The standard bearer of unbearable thriller intensity in2016 seems to be Jeremy Saulnier’s Green Room (despite potential arguments to be made for Don’t Breathe or 10 Cloverfield Lane in that regard), but that film’s distinction is very nearly surpassed by the first hour of the home invasion cheapie Emelie. The amazing trick Emelie pulls of is in matching Green Room’s sense of dread & helplessness without explicit onscreen violence. The film instead builds its terrorizing thriller tone off parents’ paranoia & vulnerability in leaving their children in the care of a babysitter they do not know. Emelie very nearly develops into something incredibly unique & memorable, but kinda blows it in the final half hour when it loses focus and becomes a blandly faithful genre exercise. It’s very much adept at building tension to a fever pitch, but seems unsure on where to go once it’s time for the hammer to fall.
Similar to the home invasion eeriness of films like Marytyrs & Funny Games, Emelie heightens its terror by setting it against a peaceful, serene suburbia. It opens with a babysitter abduction in plain daylight, kids blissfully biking & playing around the crime. The replacement/imposter sitter who takes over the missing girls’ job, the titular Emelie, is the source of the film’s menace. There’s an incredible amount vulnerability in parents allowing access to their home & their entire world to a complete stranger. Emelie lords over their house while they celebrate an anniversary, a building a sense of dread that only the audience is in on. To the kids, Emelie is a fun, “no rules” babysitter who allows them to draw on the walls, eat all the cookies, and destroy the living room. Her platitudes like “What if I told you that you did not have to be a boy or a girl or a human or anything?” & “Sometimes it’s okay to destroy things for fun” speak to the kids’ sense of power in the imagination while screaming at the audience’s sense of “Get the kids the fuck out of the house!” Emelie’s anarchic sense of babysitting strategy becomes even more unnerving once objects like guns, tampons, pythons, and pornographic VHS tapes come into play & it becomes clear exactly what she’s interested in the children for. Unfortunately, the destination Emelie drives its plot toward isn’t half as interesting as the journey and the film’s concluding half hour could easily be mistaken for just about any other home invasion thriller/kids in danger horror you could name.
It’s a shame Emelie succumbs to Third Act Problems™ as much as it does, because it very nearly nabs the top spot for thriller of the year before mimicking every thriller of every year. As soon as the deranged babysitter cuts out the lights & wages war with the oldest child in her care the film starts to fall apart. It loses track of promised threats – screwdrivers, axes, bullets – and isn’t sure how to sell the payoff of the more inventive threats that do come into play: fireworks, sportscars, walkie talkies, etc. Emelie holds its own for as long as it can, even finding engaging ways to incorporate the couple’s anniversary celebration & the babysitter’s flashback past into the always worsening situation at home in an effective broadening of the story that doesn’t loosen up the tonal claustrophobia. The dialogue also uses the corny acting inherent to a cheap production to its full advantage, selling the child actors’ authenticity in declarations like “[Cologne] is like perfume for daddies!” and findings strange terror in lines like “I found my Cubby.”

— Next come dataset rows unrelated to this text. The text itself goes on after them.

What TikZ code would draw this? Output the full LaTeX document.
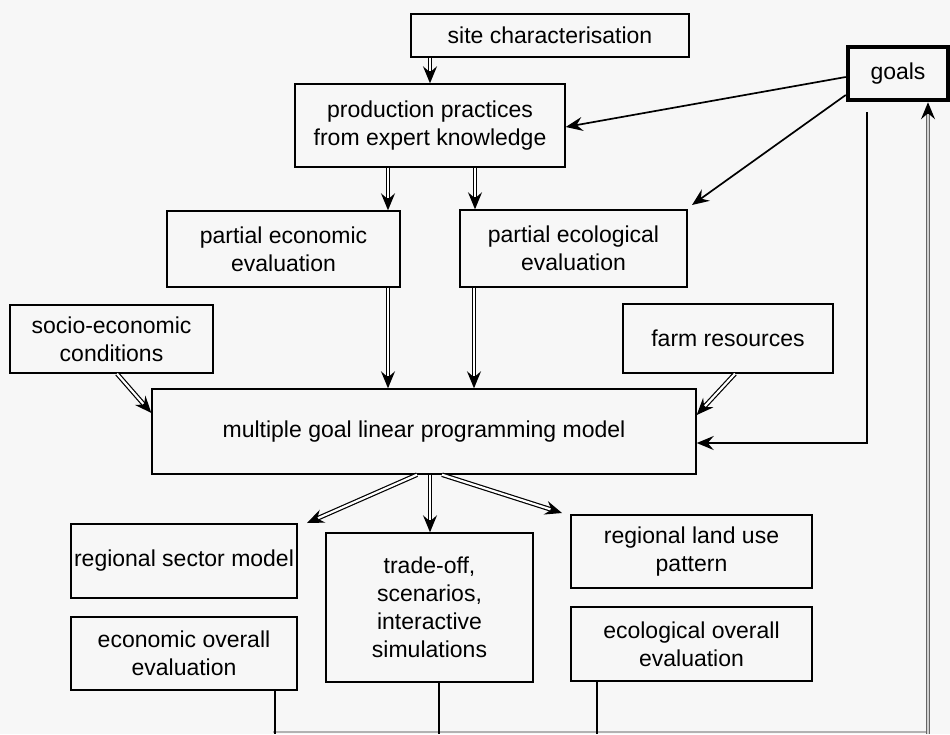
\documentclass[tikz,border=0pt]{standalone}
\usepackage{fontspec}
\setmainfont{Liberation Sans}
\usetikzlibrary{arrows.meta,calc}
\newcommand\darrow[3][black]{%
  \draw[dbl,draw=#1,shorten >=11pt] (#2) -- (#3);
  \draw[tipst] ($(#3)!12pt!(#2)$) -- (#3);}
\begin{document}
\begin{tikzpicture}[x=1pt,y=-1pt,
  box/.style={draw, line width=1.4pt, align=center, inner sep=0pt,
    font=\fontsize{23}{28}\selectfont},
  dbl/.style={double, double distance=2.2pt, line width=1.2pt},
  tipst/.style={line width=1.3pt, -{Stealth[length=17pt,width=14pt,inset=6pt]}},
  sgl/.style={line width=1.7pt},
  sglarr/.style={line width=1.7pt, -{Stealth[length=17pt,width=14pt,inset=6pt]}}]
\fill[black!3] (0,0) rectangle (950,734);
\useasboundingbox (0,0) rectangle (950,734);

% boxes
\node[box, minimum width=278pt, minimum height=43pt] (site) at (550,35.5) {site characterisation};
\node[box, minimum width=270pt, minimum height=83pt] (prod) at (430,125.5) {production practices\\from expert knowledge};
\node[box, line width=4.5pt, minimum width=100pt, minimum height=53pt] (goals) at (898,73.5) {goals};
\node[box, minimum width=233pt, minimum height=76pt] (pecon) at (283.5,249) {partial economic\\evaluation};
\node[box, minimum width=227pt, minimum height=77pt] (peco) at (573.5,248.5) {partial ecological\\evaluation};
\node[box, minimum width=203pt, minimum height=68pt] (socio) at (111.5,339) {socio-economic\\conditions};
\node[box, minimum width=210pt, minimum height=69pt] (farm) at (728,338.5) {farm resources};
\node[box, minimum width=544pt, minimum height=85pt] (mglp) at (424,431.5) {multiple goal linear programming model};
\node[box, minimum width=226pt, minimum height=74pt] (rsm) at (184,561) {regional sector model};
\node[box, minimum width=226pt, minimum height=73pt] (econ) at (184,653.5) {economic overall\\evaluation};
\node[box, minimum width=207pt, minimum height=149pt] (trade) at (429.5,607.5) {trade-off,\\scenarios,\\interactive\\simulations};
\node[box, minimum width=241pt, minimum height=73pt] (rlu) at (691.5,551.5) {regional land use\\pattern};
\node[box, minimum width=241pt, minimum height=74pt] (ecol) at (691.5,644) {ecological overall\\evaluation};

% helper coordinates
\coordinate (X430) at (430,0);
\coordinate (X388) at (388,0);
\coordinate (X475) at (475,0);
\coordinate (X474) at (474,0);
\coordinate (X117) at (117,0);
\coordinate (X735) at (735,0);
\coordinate (X417) at (417,0);
\coordinate (X442) at (442,0);
\coordinate (X275) at (275,0);
\coordinate (X439) at (439,0);
\coordinate (X597) at (597,0);
\coordinate (X928) at (928,0);
\coordinate (Y413) at (0,413);
\coordinate (Y415) at (0,415);
\coordinate (Y77) at (0,77);
\coordinate (Y95) at (0,95);
\coordinate (Y127) at (0,127);
\coordinate (Y443) at (0,443);
\coordinate (rsmtip) at (307,523);
\coordinate (rlutip) at (562,513);
\coordinate (ecotip) at (692,205);
\coordinate (gtop) at (867,112);
\coordinate (gbend) at (867,443);
\coordinate (b275) at (275,734);
\coordinate (b439) at (439,734);
\coordinate (b597) at (597,734);
\coordinate (b928) at (928,734);
\coordinate (bl) at (273,732);
\coordinate (br) at (928,732);

% double arrows
\darrow{site.south -| X430}{prod.north -| X430}
\darrow{prod.south -| X388}{pecon.north -| X388}
\darrow{prod.south -| X475}{peco.north -| X475}
\darrow{pecon.south -| X388}{mglp.north -| X388}
\darrow{peco.south -| X474}{mglp.north -| X474}
\darrow{socio.south -| X117}{mglp.west |- Y413}
\darrow{farm.south -| X735}{mglp.east |- Y415}
\darrow{mglp.south -| X417}{rsmtip}
\darrow{mglp.south -| X430}{trade.north -| X430}
\darrow{mglp.south -| X442}{rlutip}

% single arrows from goals
\draw[sglarr] (goals.west |- Y77) -- (prod.east |- Y127);
\draw[sglarr] (goals.west |- Y95) -- (ecotip);
\draw[sglarr] (gtop) -- (gbend) -- (mglp.east |- Y443);

% lines to the bottom
\draw[gray!60, line width=1.2pt] (bl) -- (br);
\draw[sgl] (econ.south -| X275) -- (b275);
\draw[sgl] (trade.south -| X439) -- (b439);
\draw[sgl] (ecol.south -| X597) -- (b597);

% grey feedback arrow into goals
\draw[dbl, draw=black!60, double=black!18, shorten >=11pt] (b928) -- (goals.south -| X928);
\draw[tipst] ($(goals.south -| X928)!12pt!(b928)$) -- (goals.south -| X928);
\end{tikzpicture}
\end{document}
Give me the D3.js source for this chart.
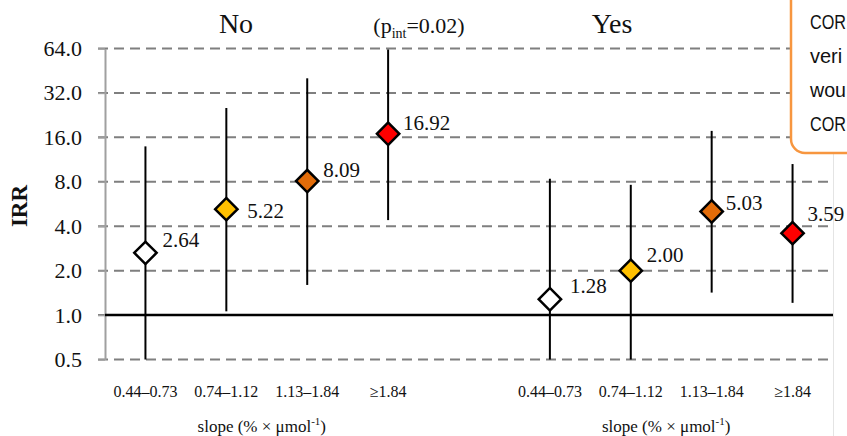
<!DOCTYPE html>
<html>
<head>
<meta charset="utf-8">
<script src="https://cdn.jsdelivr.net/npm/d3@7"></script>
<style>
  html, body { margin: 0; padding: 0; background: #fff; }
  svg { display: block; }
</style>
</head>
<body>
<svg id="chart" width="847" height="436"></svg>
<script>
// Incidence rate ratios (IRR) by slope category, split by group
const groups = ["No", "Yes"];
const slopeBins = ["0.44–0.73", "0.74–1.12", "1.13–1.84", "≥1.84"];
const irrNo = [2.64, 5.22, 8.09, 16.92];
const lowerNo = [0.5, 1.06, 1.6, 4.4];
const upperNo = [13.9, 25.3, 40.2, 63];
const irrYes = [1.28, 2.00, 5.03, 3.59];
const lowerYes = [0.5, 0.5, 1.42, 1.21];
const upperYes = [8.39, 7.63, 17.7, 10.55];
const yTicks = [0.5, 1, 2, 4, 8, 16, 32, 64];
const binColors = ["#ffffff", "#ffc000", "#e36c09", "#ff0000"];
const noteLines = ["COR", "veri", "wou", "COR"];

// label nudges (layout only): [dx, dy] from the marker centre
const labelNudge = {
  No: [[17, -6], [21, 8.5], [16, -4], [15, -4]],
  Yes: [[20, -6.5], [16, -9], [14, -1.5], [15, -12]]
};

const svg = d3.select("#chart");
svg.append("rect").attr("width", 847).attr("height", 436).attr("fill", "#fff");

const serif = "'Liberation Serif', 'Times New Roman', serif";

// slots: four bins per group with an empty slot between groups
const slots = [];
groups.forEach((g, gi) => {
  slopeBins.forEach(b => slots.push(g + "|" + b));
  if (gi < groups.length - 1) slots.push("gap");
});

const x = d3.scaleBand().domain(slots).range([105, 833]).padding(0);
const y = d3.scaleLog().base(2).domain([0.5, 64]).range([359.5, 48.5]);

const rows = [];
groups.forEach(g => {
  const irr = g === "No" ? irrNo : irrYes;
  const lo = g === "No" ? lowerNo : lowerYes;
  const hi = g === "No" ? upperNo : upperYes;
  slopeBins.forEach((b, i) => rows.push({
    group: g, bin: b, i, irr: irr[i], lo: lo[i], hi: hi[i],
    cx: x(g + "|" + b) + x.bandwidth() / 2
  }));
});

// faint plot-area edge on the right
svg.append("line")
  .attr("x1", 833.5).attr("x2", 833.5).attr("y1", 0).attr("y2", 436)
  .attr("stroke", "#e4e4e4").attr("stroke-width", 1);

// dashed gridlines
svg.append("g").selectAll("line").data(yTicks).join("line")
  .attr("x1", 98).attr("x2", 833)
  .attr("y1", d => y(d)).attr("y2", d => y(d))
  .attr("stroke", "#7f7f7f").attr("stroke-width", 2)
  .attr("stroke-dasharray", "10,6");

// y axis
const yAxis = d3.axisLeft(y).tickValues(yTicks)
  .tickFormat(d3.format(".1f")).tickSizeInner(7).tickSizeOuter(0).tickPadding(16);
const ya = svg.append("g").attr("transform", "translate(105,0)").call(yAxis);
ya.attr("font-family", serif);
ya.select(".domain").attr("stroke", "#a0a0a0").attr("stroke-width", 2);
ya.selectAll(".tick line").attr("stroke", "#a0a0a0").attr("stroke-width", 1.5);
ya.selectAll(".tick text")
  .attr("font-family", serif).attr("font-size", 22).attr("fill", "#111");

// reference line at IRR = 1
svg.append("line")
  .attr("x1", 105).attr("x2", 833)
  .attr("y1", y(1)).attr("y2", y(1))
  .attr("stroke", "#000").attr("stroke-width", 2.5);

// confidence intervals
svg.append("g").selectAll("line").data(rows).join("line")
  .attr("x1", d => d.cx).attr("x2", d => d.cx)
  .attr("y1", d => y(d.lo)).attr("y2", d => y(d.hi))
  .attr("stroke", "#000").attr("stroke-width", 2);

// diamond markers
const diamond = d3.symbol().type(d3.symbolSquare).size(250);
svg.append("g").selectAll("path").data(rows).join("path")
  .attr("d", diamond)
  .attr("transform", d => `translate(${d.cx},${y(d.irr)}) rotate(45)`)
  .attr("fill", d => binColors[d.i])
  .attr("stroke", "#000").attr("stroke-width", 2.5);

// value labels
svg.append("g").selectAll("text").data(rows).join("text")
  .attr("x", d => d.cx + labelNudge[d.group][d.i][0])
  .attr("y", d => y(d.irr) + labelNudge[d.group][d.i][1])
  .attr("font-family", serif).attr("font-size", 21).attr("fill", "#111")
  .text(d => d.irr.toFixed(2));

// x category labels
svg.append("g").selectAll("text").data(rows).join("text")
  .attr("x", d => d.cx).attr("y", 397)
  .attr("text-anchor", "middle")
  .attr("font-family", serif).attr("font-size", 16).attr("fill", "#111")
  .text(d => d.bin);

// x axis titles, one per group
groups.forEach(g => {
  const first = x(g + "|" + slopeBins[0]) + x.bandwidth() / 2;
  const last = x(g + "|" + slopeBins[slopeBins.length - 1]) + x.bandwidth() / 2;
  const t = svg.append("text")
    .attr("x", (first + last) / 2 - 5).attr("y", 432)
    .attr("text-anchor", "middle")
    .attr("font-family", serif).attr("font-size", 17).attr("fill", "#111");
  t.append("tspan").text("slope (% × μmol");
  t.append("tspan").attr("font-size", 11).attr("dy", -7).text("-1");
  t.append("tspan").attr("dy", 7).text(")");
});

// group headers
const headerX = { No: 236, Yes: 612 };
groups.forEach(g => {
  svg.append("text")
    .attr("x", headerX[g]).attr("y", 33)
    .attr("text-anchor", "middle")
    .attr("font-family", serif).attr("font-size", 28).attr("fill", "#111")
    .text(g);
});

// interaction p-value
const p = svg.append("text")
  .attr("x", 419).attr("y", 33)
  .attr("text-anchor", "middle")
  .attr("font-family", serif).attr("font-size", 22).attr("fill", "#111");
p.append("tspan").text("(p");
p.append("tspan").attr("font-size", 14).attr("dy", 5).text("int");
p.append("tspan").attr("dy", -5).text("=0.02)");

// y axis title
svg.append("text")
  .attr("transform", "translate(27,206) rotate(-90)")
  .attr("text-anchor", "middle")
  .attr("font-family", serif).attr("font-size", 23).attr("font-weight", "bold")
  .attr("fill", "#111")
  .text("IRR");

// note callout in the top-right corner
svg.append("rect")
  .attr("x", 791).attr("y", -20).attr("width", 120).attr("height", 173)
  .attr("rx", 14).attr("ry", 14)
  .attr("fill", "#fff").attr("stroke", "#f7963f").attr("stroke-width", 2.5);
const noteMax = 846 - 810;
svg.append("g").selectAll("text").data(noteLines).join("text")
  .attr("x", 810).attr("y", (d, i) => 29 + i * 34)
  .attr("font-family", "'Liberation Sans', Arial, sans-serif")
  .attr("font-size", 20).attr("fill", "#111")
  .text(d => d)
  .each(function () {
    // condense lines that would run past the right edge
    if (this.getComputedTextLength() > noteMax) {
      d3.select(this).attr("textLength", noteMax).attr("lengthAdjust", "spacingAndGlyphs");
    }
  });
</script>
</body>
</html>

It’s rare that a thriller can get away with being this tense while showing so little onscreen violence. Emelie knows exactly what buttons to push to sell the discomfort of its children in peril scenario, especially when the kids are forced into exposure to above-their-age-range experiences like witnessing a python’s feeding habits or passionate fornication. If it had somehow worked those same provocations into its desperate-for-distinction conclusion I would’ve been much more enthusiastic about its value as a complete product. I really like Emelie, but with a better third act I could’ve fallen madly in love with it.